An essay for my local newspaper. Setting: Greenville, SC:
Downtown Greenville is urban wild. It’s what I love best about this place. The wild life is not all in the bars.
Take an afternoon walk downtown, veer off in one of the parks, and you’re likely to see some uncommon birds, resourceful mammals, and a few sly reptiles who manage to live and raise their young in a people-crowded territory.
The Great Blue Heron hangs out in McPherson Park on Park Avenue, wading in the stream, feeding on fish and insects. The heron is solitary and aloof, and well hidden, but if you’re lucky enough to see this creature, it’s a privilege you won’t soon forget. He (or she?} stands tall and slender, with a wingspan of six feet.
The leafy hardwoods in the North Main area are home to owls. Their hooting at night sounds like Vincent Price maniacal laughter and crazy lady screams. It makes me think of all the folklore about owls—as harbingers of death, predictors of storms, or as wise and powerful. They are magnificent. Last year, in the summer dusk, I happened to look up and see a very big one gaze down at me from a telephone pole on Bennett Street. The owl was cool and collected. Unflappable. Of course, he saw me first. I got the feeling he didn’t miss much.
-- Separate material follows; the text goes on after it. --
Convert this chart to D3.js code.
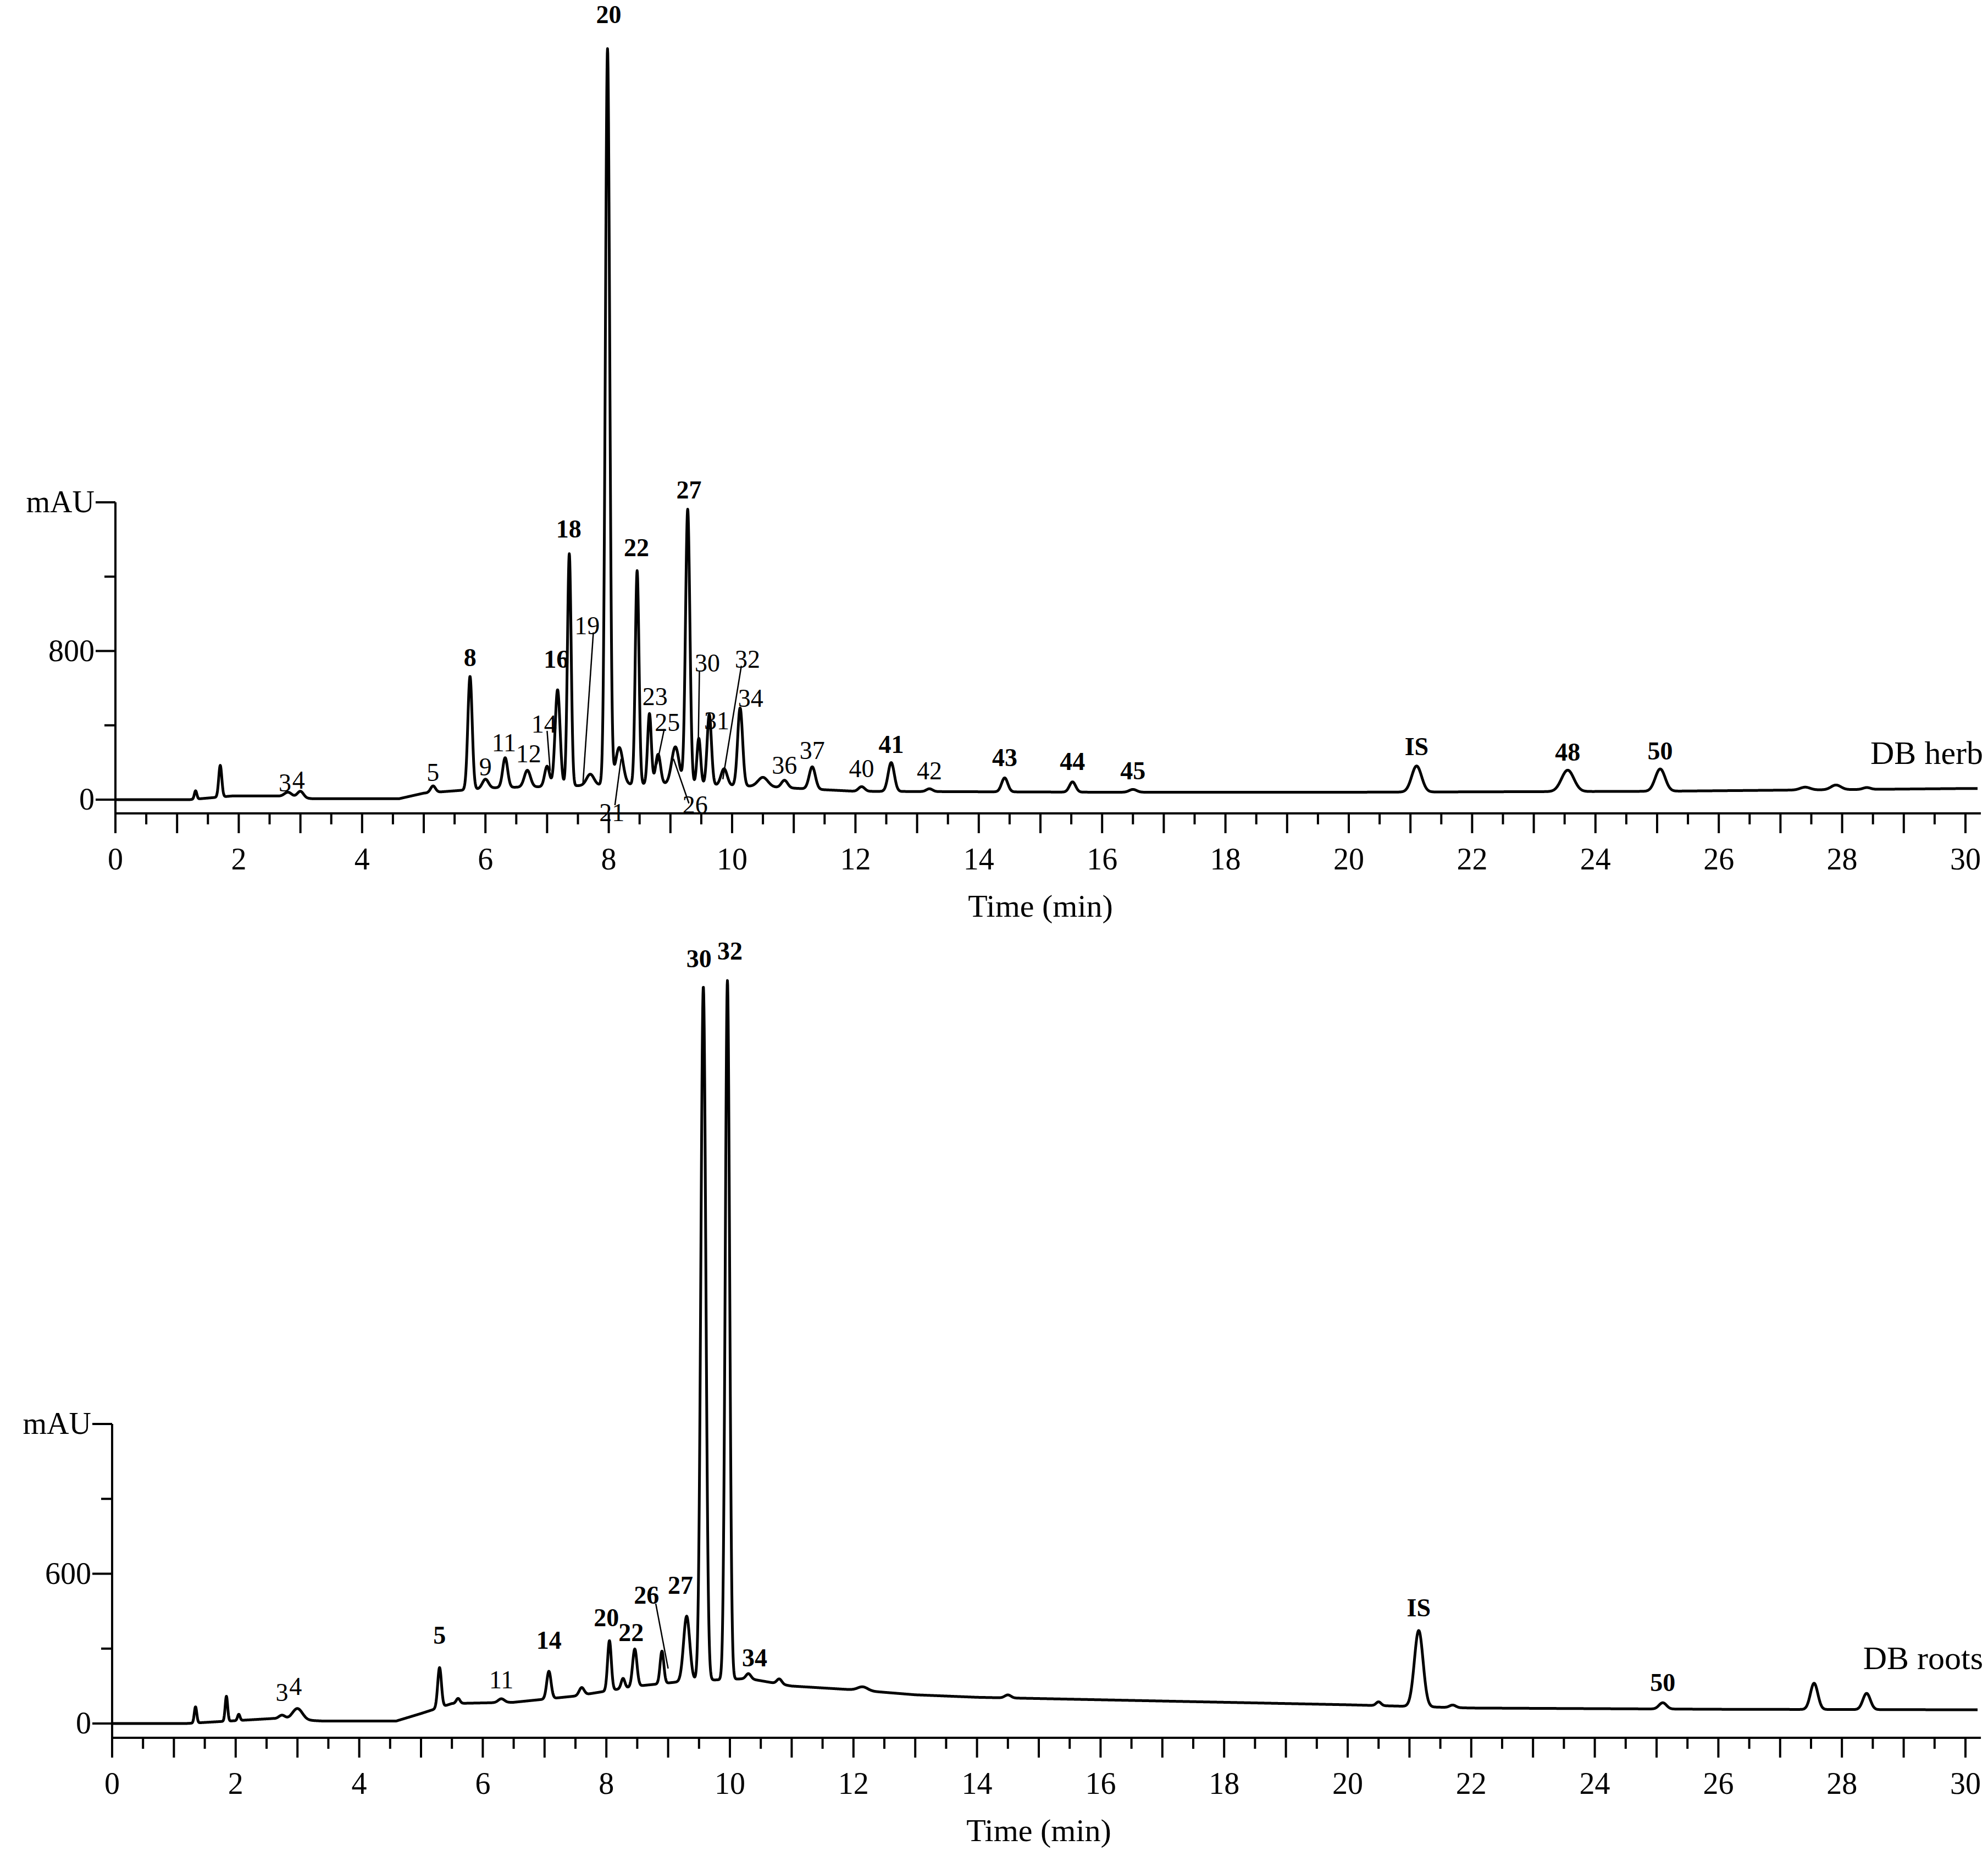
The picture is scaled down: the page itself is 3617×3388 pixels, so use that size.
<!DOCTYPE html>
<html><head><meta charset="utf-8">
<script src="https://cdn.jsdelivr.net/npm/d3@7"></script>
<style>body{margin:0;background:#fff}text{font-family:"Liberation Serif","DejaVu Serif",serif;fill:#000}</style>
</head><body><svg id="c" width="3617" height="3388"></svg>
<script>
// peaks: [retention time (min), height above baseline (mAU), sigma (min)]
const herbPeaks=[[1.3,45,0.02],[1.7,170,0.025],[2.8,25,0.06],[3.0,35,0.05],[5.15,35,0.04],[5.75,610,0.035],[6.0,50,0.05],[6.32,160,0.04],[6.68,90,0.05],[7.0,110,0.04],[7.17,520,0.04],[7.36,1250,0.03],[7.7,60,0.06],[7.98,3960,0.035],[8.17,200,0.06],[8.46,1150,0.03],[8.66,380,0.03],[8.8,160,0.04],[9.08,200,0.06],[9.28,1480,0.035],[9.46,250,0.03],[9.63,380,0.035],[9.87,90,0.05],[10.13,420,0.04],[10.5,50,0.08],[10.85,40,0.05],[11.3,120,0.05],[12.1,25,0.05],[12.58,155,0.05],[13.2,15,0.05],[14.42,75,0.05],[15.52,55,0.05],[16.5,15,0.06],[21.1,140,0.08],[23.55,115,0.1],[25.05,120,0.08],[27.4,15,0.08],[27.9,25,0.08],[28.4,10,0.06]];
const herbBase=[[0,0],[1.2,0],[1.9,20],[2.6,20],[3.2,5],[4.6,5],[5.0,35],[5.6,50],[6.2,65],[7.0,70],[8.0,80],[9.0,85],[10.5,70],[12,45],[16,40],[20,40],[25,45],[30,60],[30.2,60]];
const rootPeaks=[[1.35,65,0.02],[1.85,100,0.02],[2.05,25,0.02],[2.75,15,0.05],[3.0,45,0.08],[5.3,160,0.03],[5.6,20,0.03],[6.3,15,0.05],[7.07,110,0.035],[7.6,30,0.04],[8.05,200,0.03],[8.27,40,0.03],[8.46,150,0.035],[8.9,130,0.03],[9.3,260,0.05],[9.57,2780,0.04],[9.96,2800,0.035],[10.3,20,0.04],[10.8,20,0.04],[12.15,15,0.08],[14.5,12,0.05],[20.5,15,0.04],[21.15,305,0.07],[21.7,10,0.05],[25.1,25,0.06],[27.55,105,0.06],[28.4,65,0.06]];
const rootBase=[[0,0],[1.2,0],[2.6,20],[3.4,10],[4.6,10],[5.0,40],[5.5,80],[6.5,85],[7.5,110],[8.5,150],[9.3,170],[10.3,180],[11,150],[12,135],[13,115],[14,105],[17,90],[20,75],[22,62],[26,57],[30,55],[30.2,55]];
const herbLabels=[["3",2.75,45,0],["4",2.97,60,0],["5",5.15,100,0],["8",5.75,720,1],["9",6.0,130,0],["11",6.3,260,0],["12",6.7,200,0],["14",6.95,360,0],["16",7.15,710,1],["18",7.35,1410,1],["19",7.65,890,0],["20",8.0,4180,1],["21",8.05,-115,0],["22",8.45,1310,1],["23",8.75,510,0],["25",8.95,370,0],["26",9.4,-75,0],["27",9.3,1620,1],["30",9.6,690,0],["31",9.75,380,0],["32",10.25,710,0],["34",10.3,500,0],["36",10.85,140,0],["37",11.3,220,0],["40",12.1,120,0],["41",12.58,250,1],["42",13.2,110,0],["43",14.42,180,1],["44",15.52,160,1],["45",16.5,110,1],["IS",21.1,240,1],["48",23.55,210,1],["50",25.05,215,1]];
const rootLabels=[["3",2.75,90,0],["4",2.97,115,0],["5",5.3,320,1],["11",6.3,140,0],["14",7.07,300,1],["20",8.0,390,1],["22",8.4,330,1],["26",8.65,480,1],["27",9.2,520,1],["30",9.5,3030,1],["32",10.0,3060,1],["34",10.4,230,1],["IS",21.15,430,1],["50",25.1,130,1]];
const herbLeaders=[[7.0,370,7.05,155],[7.75,900,7.58,80],[8.1,-30,8.2,220],[8.9,380,8.78,190],[9.3,-20,9.05,220],[9.47,690,9.45,270],[10.15,720,9.85,110]];
const rootLeaders=[[8.8,480,9.0,220]];

const svg=d3.select("#c");
function curve(peaks,base){
  const b=d3.scaleLinear().domain(base.map(d=>d[0])).range(base.map(d=>d[1]));
  const pts=[];
  for(let t=0;t<=30.2;t+=0.004){let y=b(t);for(const p of peaks){y+=p[1]*Math.exp(-0.5*((t-p[0])/p[2])**2);}pts.push([t,y]);}
  return pts;
}
function panel(o){
  const x=d3.scaleLinear().domain([0,30]).range([o.x0,o.x1]);
  const y=d3.scaleLinear().domain([0,o.ymax]).range([o.y0,o.ytop]);
  const g=svg.append("g");
  g.append("line").attr("x1",o.x0).attr("x2",o.x0).attr("y1",o.ytop).attr("y2",o.axY).attr("stroke","#000").attr("stroke-width",4);
  o.yt.forEach((v,i)=>{const major=i%2==0;
    g.append("line").attr("x1",o.x0-(major?36:20)).attr("x2",o.x0).attr("y1",y(v)).attr("y2",y(v)).attr("stroke","#000").attr("stroke-width",4);});
  o.ytl.forEach(d=>g.append("text").attr("x",o.x0-38).attr("y",y(d[0])+18).attr("text-anchor","end").attr("font-size",56).text(d[1]));
  g.append("line").attr("x1",o.x0).attr("x2",x(30.25)).attr("y1",o.axY).attr("y2",o.axY).attr("stroke","#000").attr("stroke-width",4);
  d3.range(0,30.01,0.5).forEach(t=>{const major=Math.abs(t-Math.round(t))<1e-6;
    g.append("line").attr("x1",x(t)).attr("x2",x(t)).attr("y1",o.axY).attr("y2",o.axY+(major?36:20)).attr("stroke","#000").attr("stroke-width",4);});
  d3.range(0,31,2).forEach(t=>g.append("text").attr("x",x(t)).attr("y",o.axY+102).attr("text-anchor","middle").attr("font-size",56).text(t));
  g.append("text").attr("x",x(15)).attr("y",o.axY+188).attr("text-anchor","middle").attr("font-size",58).text("Time (min)");
  const line=d3.line().x(d=>x(d[0])).y(d=>y(d[1]));
  g.append("path").attr("d",line(curve(o.peaks,o.base))).attr("fill","none").attr("stroke","#000").attr("stroke-width",5).attr("stroke-linejoin","round");
  o.leaders.forEach(l=>g.append("line").attr("x1",x(l[0])).attr("y1",y(l[1])).attr("x2",x(l[2])).attr("y2",y(l[3])).attr("stroke","#000").attr("stroke-width",2.5));
  o.labels.forEach(l=>g.append("text").attr("x",x(l[1])).attr("y",y(l[2])).attr("text-anchor","middle").attr("font-size",46).attr("font-weight",l[3]?"bold":"normal").text(l[0]));
  g.append("text").attr("x",3608).attr("y",o.nameY).attr("text-anchor","end").attr("font-size",60).text(o.name);
}
panel({x0:210,x1:3576,y0:1455,ytop:914,axY:1480,ymax:1600,yt:[0,400,800,1200,1600],ytl:[[0,"0"],[800,"800"],[1600,"mAU"]],peaks:herbPeaks,base:herbBase,labels:herbLabels,leaders:herbLeaders,name:"DB herb",nameY:1390});
panel({x0:204,x1:3576,y0:3136,ytop:2591,axY:3162,ymax:1200,yt:[0,300,600,900,1200],ytl:[[0,"0"],[600,"600"],[1200,"mAU"]],peaks:rootPeaks,base:rootBase,labels:rootLabels,leaders:rootLeaders,name:"DB roots",nameY:3037});
</script></body></html>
In Cleveland Park, I’ve seen raccoons washing their paws in the stream. After heavy rains I’ve spotted Belted Kingfishers flying and diving. The Red-Tailed hawks circle, and call their kak kak predatory warnings. They’ve fed on squirrels in our yard—it’s scary and fascinating to watch. They shriek, they target, they fly in and strike, and they fly off with dinner waggling. Even when they occasionally stake out songbirds at our birdfeeder, I know they’ve got to eat. Hawks have a hard life—their natural life span is 35 years, but I’ve heard most of the young don’t make it past five years.
In the spring, any day now, the snakes come out of hibernation, sunning themselves on rocks and in crevices of the Reedy River. I’ve seen people walk right by snakes, even picnic by them, without seeing them. The snakes don’t bother me, and I’m certainly no going to bother them. In fact, there’s a black snake that hangs around our yard we’ve gotten used to. Black snakes aren’t poisonous, and they eat mice and rats. Also bird eggs, judging from the songbirds’ alarmed cries when he appears. He stretched across our bedroom windowsill one morning last summer, sunning himself. We named him Licorice, “Lick” for short.
The bats don’t bother me either. In fact, I’m pretty crazy about them. We can sit on our front porch stoop with a glass of wine, and watch them chatter and flop in the purple evening, gobbling up mosquitoes. When I started inviting the wild life to our yard, I added a bat house in the back yard. Bats need protected habitats.
The opossum visits, too, lumbering in her marsupial way, snorkeling up leftover bird seed.
The Eastern Bluebirds, who prefer meadows, nest in our front yard, in the house we put up just for them: facing east. I feed them live mealworms I keep in the refrigerator. The bluebirds raised two broods last summer. I watched the brilliant blue of the male bluebird—that sapphire wink—as he flew back and forth, feeding his mate—who was feeling peckish on the nest. Both of them worked their tail feathers off feeding their young. I’ve never seen parents work so hard. It was impressive.
The tenacity of the wildlife in Greenville is amazing. I love that nature is squeezing through the fist of concrete and condos. Creatures are doing their best to carry on with their lives in the green strips of trees, in small parks, and on all-too-rare undeveloped land. I highly recommend walking along the Swamp Rabbit Trail, through Cleveland Park, or any of the other small downtown parks when you’re feeling stressed.
Leave behind your iPod and cellphone, and really pay attention: you’ll see some wild things.